Can this be done without cursors?

  • I have a ranking problem. I need to calculate rank and percentile for each group of people. Here is a sample data. The task is to rank people within each group based on result. Percentile is a person's rank divided by number of people in a group.

    person    group   result

    person1   1    88 

    person2   1    97 

    person3   1    100

    person4   2    48

    person5   2    50

    person6   2    30

    person7   2    50

    The result should be like the following.

    Notice that if people are tied with the same score, they get the best rank and the next person gets a rank that account for number of people tied with the same score (see persons4's rank and percentile).

    person    group   result rank  percentile

    person1   1    88    3     .1

    person2   1    97    2     .66

    person3   1    100   1    .33

    person4   2    48    3     .75

    person5   2    50    1     .25

    person6   2    30    4      .1

    person7   2    50    1     .25

    I came up with the solution that uses a cursor - for each group. Can this be done without using cursors at all? Temp tables are ok to use.

  • Personally, I would do this sort of calculation at the client front end rather than the database back end but return the records in reverse result order.

    I played around with this at the server end and found that a set based solution worked out rather expensive.

    Basically, I created a table with the 3 existing fields, plus rank, percentile and an identity column.

    I populated the table with my source records sorted in reverse order of result so the ID field acts a bit like a rank.

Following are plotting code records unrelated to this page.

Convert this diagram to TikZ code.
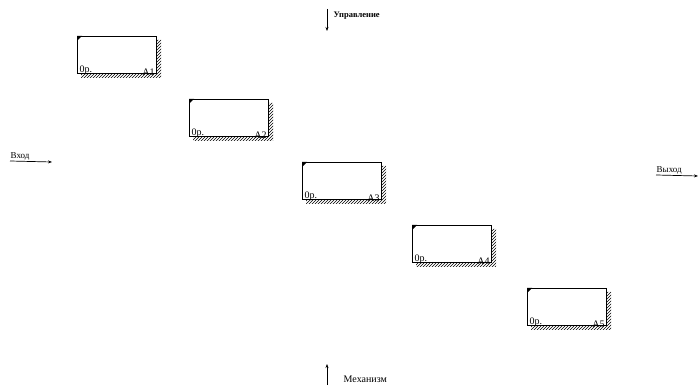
\documentclass[tikz,border=0pt]{standalone}
\usepackage{fontspec}
\setmainfont{Liberation Serif}
\usetikzlibrary{patterns,arrows.meta}
\begin{document}
\begin{tikzpicture}[x=1pt,y=-1pt,
  fnbox/.style={draw,line width=1.3pt,minimum width=79pt,minimum height=37pt,inner sep=0pt,fill=white},
  lbl/.style={font=\fontsize{9}{10}\selectfont,inner sep=0.5pt},
  boxlbl/.style={font=\fontsize{10}{11}\selectfont,inner sep=0.5pt},
  arr/.style={-{Stealth[length=4pt,width=3pt]},line width=0.8pt}]
\useasboundingbox (0,0) rectangle (699,387);
\foreach \i/\x/\y in {1/77/36, 2/189/99, 3/302/162, 4/412/225, 5/527/288}{
  % shadow
  \fill[pattern=north east lines] (\x+79,\y+4) -- (\x+84,\y+4) -- (\x+84,\y+42) -- (\x+4,\y+42) -- (\x+4,\y+37) -- (\x+79,\y+37) -- cycle;
  \node[fnbox,anchor=north west] (b\i) at (\x,\y) {};
  \fill (b\i.north west) -- ++(5,0) -- ++(-5,5) -- cycle;
  \node[boxlbl,anchor=south west] (p\i) at ([xshift=2pt,yshift=-1.5pt]b\i.south west) {0р.};
  \node[boxlbl,anchor=south east] (n\i) at ([xshift=-2pt,yshift=-1.5pt]b\i.south east) {A\i};
}
% Control
\node[lbl,anchor=west,font=\bfseries\fontsize{8.5}{10}\selectfont] (ctl) at (333,16) {Управление};
\coordinate (ctop) at (327,9);
\coordinate (cbot) at (327,31);
\draw[arr] (ctop) -- (cbot);
% Mechanism
\node[lbl,anchor=west,font=\fontsize{10}{11}\selectfont] (mech) at (343,379) {Механизм};
\coordinate (mbot) at (327,385);
\coordinate (mtop) at (327,364);
\draw[arr] (mbot) -- (mtop);
% Input
\node[lbl,anchor=south west] (inp) at (10,161) {Вход};
\coordinate (inend) at (52,162);
\draw[arr,line width=0.7pt] (inp.south west) -- (inend);
% Output
\node[lbl,anchor=south west] (outp) at (656,175) {Выход};
\coordinate (outend) at (698,176);
\draw[arr,line width=0.7pt] (outp.south west) -- (outend);
\end{tikzpicture}
\end{document}
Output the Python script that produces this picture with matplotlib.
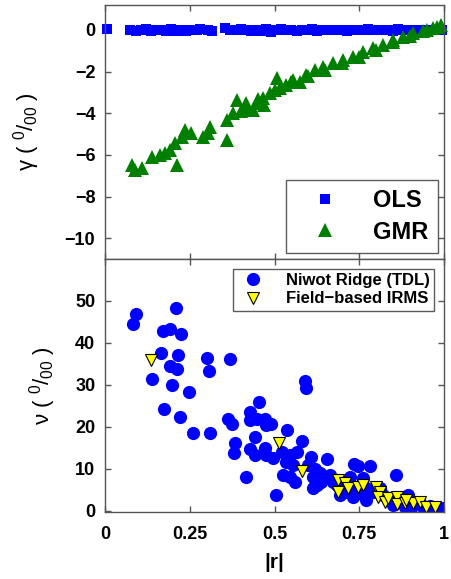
import matplotlib.pyplot as plt
import numpy as np

plt.rcParams['font.family'] = ['Liberation Sans', 'DejaVu Sans']
plt.rcParams['mathtext.fontset'] = 'custom'
plt.rcParams['mathtext.rm'] = 'Liberation Sans'
plt.rcParams['mathtext.it'] = 'Liberation Sans:italic'

# OLS slope offsets (gamma) vs |r|
ols_r = [0.007, 0.075, 0.09, 0.105, 0.12, 0.135, 0.15, 0.165, 0.18, 0.195, 0.21,
         0.225, 0.24, 0.255, 0.27, 0.28, 0.305, 0.315, 0.355, 0.37, 0.385, 0.40,
         0.415, 0.43, 0.445, 0.46, 0.475, 0.49, 0.505, 0.52, 0.535, 0.55, 0.565,
         0.58, 0.595, 0.61, 0.625, 0.64, 0.655, 0.67, 0.685, 0.70, 0.715, 0.73,
         0.745, 0.76, 0.775, 0.79, 0.805, 0.82, 0.835, 0.85, 0.865, 0.88, 0.895,
         0.91, 0.925, 0.94, 0.955, 0.97, 0.985, 0.995]
ols_gamma = [0.05, 0.02, -0.03, 0.0, 0.04, -0.05, -0.02, 0.01, -0.06, 0.03, -0.04,
             0.0, -0.03, 0.02, -0.01, 0.03, 0.0, -0.04, 0.08, 0.02, -0.02, 0.05,
             0.0, -0.03, 0.01, -0.05, 0.03, -0.08, 0.0, 0.04, -0.02, 0.01, -0.04,
             0.02, -0.01, 0.03, -0.03, 0.0, 0.02, -0.02, 0.01, 0.0, -0.03, 0.02,
             0.0, -0.01, 0.03, -0.02, 0.01, 0.0, 0.02, -0.03, 0.05, 0.0, -0.02,
             0.01, 0.0, -0.01, 0.02, 0.0, 0.01, 0.0]

# GMR slope offsets (gamma) vs |r|
gmr_r = [0.079, 0.088, 0.108, 0.138, 0.162, 0.177, 0.192, 0.206, 0.211, 0.226,
         0.236, 0.255, 0.290, 0.309, 0.305, 0.359, 0.359, 0.378, 0.388, 0.417,
         0.437, 0.447, 0.467, 0.486, 0.506, 0.516, 0.535, 0.555, 0.575, 0.594,
         0.619, 0.643, 0.673, 0.702, 0.732, 0.761, 0.791, 0.820, 0.850, 0.879,
         0.909, 0.938, 0.968, 0.992, 0.40, 0.42, 0.45, 0.47, 0.50, 0.55, 0.60,
         0.65, 0.70, 0.75, 0.80, 0.85, 0.90, 0.95, 0.98]
gmr_gamma = [-6.48, -6.72, -6.64, -6.08, -6.0, -5.92, -5.76, -5.44, -6.48, -5.12,
             -4.8, -4.96, -5.12, -4.64, -4.96, -5.28, -4.32, -4.0, -3.36, -3.52,
             -3.84, -3.52, -3.28, -3.04, -2.32, -2.8, -2.64, -2.4, -2.48, -2.16,
             -1.92, -1.76, -1.6, -1.44, -1.28, -1.04, -0.88, -0.72, -0.48, -0.32,
             -0.16, -0.03, 0.08, 0.24, -3.9, -3.8, -3.3, -3.6, -2.9, -2.5, -2.2,
             -1.9, -1.6, -1.3, -0.95, -0.6, -0.3, 0.0, 0.15]

# nu vs |r|, Niwot Ridge TDL
niwot_r = [0.082, 0.091, 0.209, 0.170, 0.192, 0.224, 0.165, 0.216, 0.192, 0.211,
           0.138, 0.199, 0.249, 0.302, 0.308, 0.370, 0.175, 0.222, 0.261, 0.310,
           0.363, 0.375, 0.383, 0.381, 0.415, 0.504, 0.453, 0.429, 0.429, 0.447,
           0.442, 0.427, 0.442, 0.472, 0.476, 0.491, 0.472, 0.476, 0.496, 0.537,
           0.582, 0.589, 0.594, 0.521, 0.545, 0.565, 0.535, 0.555, 0.525, 0.545,
           0.560, 0.609, 0.599, 0.619, 0.614, 0.634, 0.624, 0.614, 0.638, 0.655,
           0.663, 0.673, 0.683, 0.693, 0.712, 0.734, 0.747, 0.781, 0.722, 0.761,
           0.732, 0.752, 0.771, 0.791, 0.810, 0.820, 0.840, 0.858, 0.869, 0.894,
           0.909, 0.929, 0.958, 0.977, 0.997, 0.771, 0.732, 0.693, 0.850, 0.884,
           0.938, 0.904]
niwot_nu = [44.4, 47.0, 48.3, 42.8, 43.3, 42.1, 37.5, 37.1, 34.5, 33.7,
            31.4, 30.1, 28.4, 36.5, 33.3, 36.1, 24.2, 22.4, 18.5, 18.5,
            22.0, 20.8, 16.1, 13.7, 8.0, 3.8, 26.0, 23.6, 21.6, 22.0,
            17.7, 14.7, 13.3, 22.0, 20.4, 20.8, 14.9, 13.3, 12.5, 19.3,
            16.6, 30.9, 29.3, 14.1, 13.3, 14.1, 11.7, 10.9, 8.6, 8.2,
            7.0, 12.9, 10.9, 10.1, 8.2, 9.0, 6.2, 5.4, 7.0, 12.3,
            8.6, 7.0, 6.2, 5.4, 4.6, 11.3, 10.8, 10.8, 8.2, 7.8,
            5.4, 4.2, 5.4, 4.6, 5.4, 3.8, 3.0, 8.6, 2.2, 3.8,
            2.2, 1.8, 1.3, 1.0, 0.8, 2.6, 3.4, 3.8, 1.4, 1.0,
            0.9, 0.8]

# nu vs |r|, field-based IRMS
irms_r = [0.136, 0.514, 0.582, 0.688, 0.707, 0.688, 0.717, 0.747, 0.761, 0.800,
          0.810, 0.805, 0.825, 0.835, 0.860, 0.860, 0.884, 0.909, 0.929, 0.948,
          0.972, 0.889]
irms_nu = [35.9, 16.1, 9.5, 7.4, 6.6, 4.6, 5.4, 5.8, 6.2, 5.8,
           4.6, 3.4, 2.2, 3.0, 3.4, 1.6, 1.8, 1.8, 2.2, 1.0,
           0.9, 2.6]

xticks = [0, 0.25, 0.5, 0.75, 1]
xticklabels = ['0', '0.25', '0.5', '0.75', '1']

fig = plt.figure(figsize=(4.51, 5.79), dpi=100)
ax1 = fig.add_axes([0.2328, 0.5527, 0.7517, 0.4387])
ax2 = fig.add_axes([0.2328, 0.1157, 0.7517, 0.4370])

spine_col = '#555555'
for ax in (ax1, ax2):
    for s in ax.spines.values():
        s.set_color(spine_col)
        s.set_linewidth(1.0)
    ax.tick_params(direction='in', length=4, width=1, color=spine_col,
                   top=True, right=True, labelsize=13, pad=7)
    ax.set_xlim(0, 1)
    ax.set_xticks(xticks)

# top panel
ax1.plot(ols_r, ols_gamma, 's', color='#0000ff', markersize=7.5,
         markeredgewidth=0, label='OLS', clip_on=False)
ax1.plot(gmr_r, gmr_gamma, '^', color='#007f00', markersize=10,
         markeredgewidth=0, label='GMR', clip_on=False)
ax1.set_ylim(-11, 1.2)
ax1.set_yticks([0, -2, -4, -6, -8, -10])
ax1.set_yticklabels(['0', '\u22122', '\u22124', '\u22126', '\u22128', '\u221210'],
                    fontweight='bold')
ax1.set_xticklabels([])
ax1.set_ylabel('\u03b3 ( $^{0}/_{00}$ )', fontsize=16, labelpad=16)
leg1 = ax1.legend(loc='lower right', prop={'weight': 'bold', 'size': 17},
                  fancybox=False, edgecolor='#333333', borderpad=0.4,
                  handletextpad=0.8, labelspacing=0.35, handlelength=2.5,
                  borderaxespad=0.25)
leg1.get_frame().set_linewidth(1.0)

# bottom panel
ax2.plot(niwot_r, niwot_nu, 'o', color='#0000ff', markersize=9.5,
         markeredgewidth=0, label='Niwot Ridge (TDL)')
ax2.plot(irms_r, irms_nu, 'v', color='#ffff00', markersize=8,
         markeredgecolor='black', markeredgewidth=0.8,
         label='Field\u2212based IRMS')
ax2.set_ylim(-0.25, 60)
ax2.set_yticks([0, 10, 20, 30, 40, 50])
ax2.set_yticklabels(['0', '10', '20', '30', '40', '50'], fontweight='bold')
ax2.set_xticklabels(xticklabels, fontweight='bold')
ax2.tick_params(axis='x', pad=10)
ax2.set_ylabel('\u03bd ( $^{0}/_{00}$ )', fontsize=16, labelpad=12)
ax2.set_xlabel('|r|', fontsize=15, fontweight='bold', labelpad=7)
leg2 = ax2.legend(loc='upper right', prop={'weight': 'bold', 'size': 12},
                  fancybox=False, edgecolor='#333333', borderpad=0.25,
                  handletextpad=1.1, labelspacing=0.2, handlelength=1.8,
                  borderaxespad=0.6)
leg2.get_frame().set_linewidth(1.0)

fig.savefig('out.png', dpi=100)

    Then I found the minimum ID field for each score and populated all rank columns with identical scores with that minimum ID value.

    I then created a looping routine using the rank field to update all records and set the rank to the next sequential number.

    By this time the processing time had exceeded the time taken for a cursor to do the job and I hadn't started on the percentile bit yet

  • In my opinion if you are going to do this server side you will be better of using one cursor than any other technique.

    Steps would be:

    1 create a temp table for final percentiles calculation.

    2. create a select cursor ordered by Group AND result

    3. use a varible to check the group change and reset ranking

    4. for each pass increment rank if greater than previous and insert in temp table (restet when group changes)

    5. compute percentiles set based on the temp table.

    I agree with David in the sense that this is one task in which client side shines but if you must do it on the server at least now you have some pointers in what I consider the right direction

    HTH

     


    * Noel

  • Have you tried table Variables in SQL Server ? Try to use that instead of Cursor. it will improve the performace in comparison to Cursor.

     

    --------------------------------

  • -- No cursors please

    set nocount on

    create table #scores( person char(10) not null, grp int not null, result int not null,

     primary key(person,grp) )

    insert #scores(person,grp,result)

    select 'person1', 1, 88

    union select 'person2',1,97

    union select 'person3',1,100

    union select 'person4',2,48

    union select 'person5',2,50

    union select 'person6',2,30

    union select 'person7',2,50

    select

     person,

     grp,

     result,

     rank,

     percentile = convert(numeric(4,2), cast(rank as float) / people_in_grp )

    from

     ( select

      person,

      grp,

      result,

      (  select count(*) + 1 from #scores s2

       where s1.grp = s2.grp

       and s1.result < s2.result ) as rank,

      (  select count(*) from #scores s2

       where s1.grp = s2.grp ) as people_in_grp

     from

      #scores s1 ) rankings

    order by

     person,

     grp,

     result

    drop table #scores

    set nocount off

    --/rockmoose


    You must unlearn what You have learnt

  • rockmoose,

    It's an excellent solution. I tested it and it seems to be working.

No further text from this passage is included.